CHAFFEE, Mo. -- Chaffee Police Chief Martin Keys resigned Monday, ending weeks of speculation around Chaffee concerning the embattled chief's job status.
Keys submitted a resignation letter to the city council stating his resignation was effective Monday.
Mayor Loretta Mohorc read the letter during open session during Monday night's regular city council meeting.
Keys kept his cause for leaving vague, citing only "personal reasons" for turning in his resignation. The announcement followed a meeting in which several members of the public -- including Mary Beth Ayers, wife of fired Chaffee police officer Daniel Ayers -- questioned the council about the police department's actions and actions of the city's Police Personnel Board, a body tasked with police department oversight.
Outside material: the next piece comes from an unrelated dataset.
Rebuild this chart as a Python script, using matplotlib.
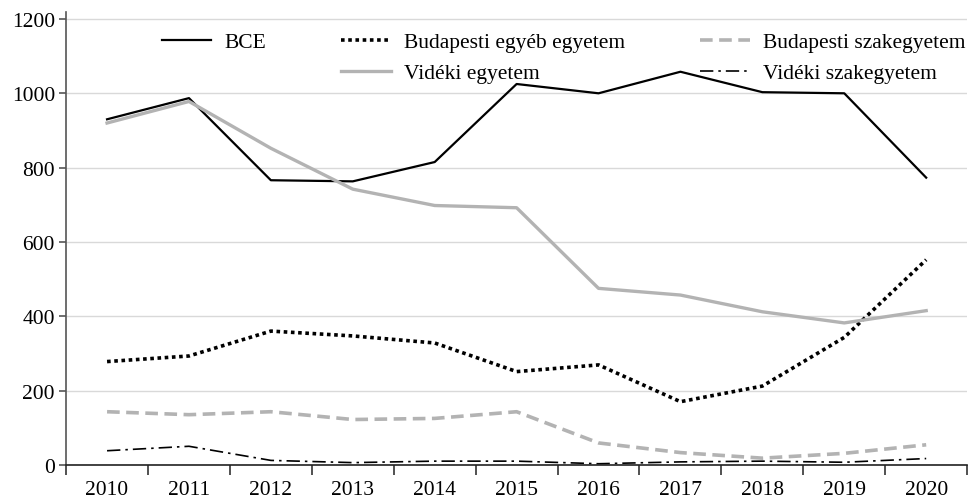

In his letters Keys expressed an interest in continuing employment with the Chaffee Police Department as a reserve officer or a full-time patrolman.
A few in the audience clapped after Mohorc read the letter.
Mohorc had alluded to the coming news earlier in the meeting after taking public input.
"As almost all of you know we are having problems in our police department right now and we are taking steps to change it," Mohorc said before promising the city would soon have an "efficient" and "well-staffed" department.
One member of the audience accused the police board of violating Missouri's open meetings and records law by not giving proper notice of meeting dates and times or posting agendas.
"From now on they're going to do that," Mohorc said.
Keys arrived at the police department shortly after the council went into closed session. When a Southeast Missourian reporter asked for Keys, a police department employee said he was in a meeting.
Several people outside the city hall and police department identified police board chairman David Ivester as the person meeting with Keys.
Mohorc said the city will now begin actively seeking a new chief and several other new members of the police department staff, but didn't elaborate on how many positions needed to be filled.
Keys' tenure as chief began in August 2006. Controversy defined much of his time as chief.
A few weeks after Keys took office, officer James Backfisch engaged in a high-speed chase that ended in two deaths. The city is now facing three lawsuits for wrongful death and personal injuries as a result of the chase.
In February, Daniel Ayers was charged with patronizing prostitution and fired from the department.
The charges were later dropped after witnesses recanted their testimony, but Ayers alleged he was set up after threatening to expose wrongdoing within Keys' department.
Most recently, three officers and a dispatcher resigned. The reasons weren't made public, except that one officer resigned to take a better-paying job and the dispatcher resigned because the hours were undesirable.